Exactly. So what SpaceForce! is doing is rudimentary fleet management.

This whole thing is like saying "I have an out of warranty car that's in good health and so I'm going to wait a bit to buy a new car", and then having some zealot with a chip against a trucking company yell that into "THAT PERSON ISN'T BUYING A CAR THEY DON'T NEED BECAUSE THE FLATBED ISN'T BUILT YET!!11!!1!!"

Let's apply the most sensible to logic here: This is GP ****ing S. It is possibly the single most critical element of the most powerful nation in the world's defense network. It is one of the most monitored systems in existence.

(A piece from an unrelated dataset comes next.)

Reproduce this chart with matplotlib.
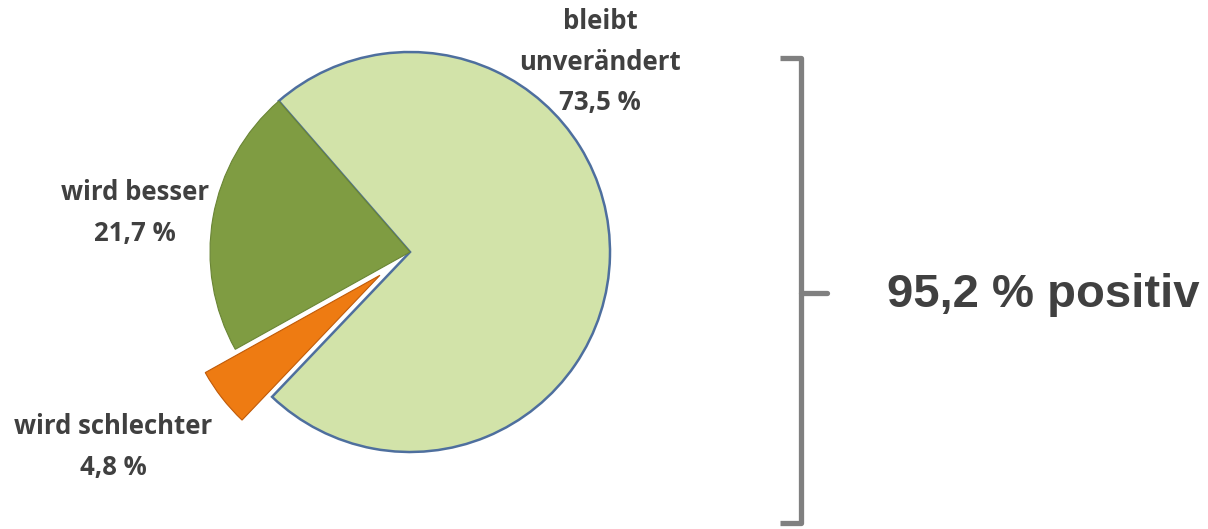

If there was any sniff of it showing potential future system degradation there would be mitigation.
Agree with the last paragraph
 

ecarfan

Well-Known Member
Moderator
Richard Branson’s rocket-launch firm Virgin Orbit pauses operations, furloughs staff

Not a surprise…

The Long Beach-based company announced the operational pause Wednesday and it goes into effect Thursday. As part of the move, the firm has furloughed most of its nearly 700 employees. Those employees will continue to have benefits during this time, according to a source familiar with the matter.

The company expects the pause to continue through next Tuesday, according to a document filed with the U.S. Securities and Exchange Commission. The operational pause will allow Virgin Orbit to save money while company officials meet with “potential funding sources” and explore “strategic opportunities,” according to the document.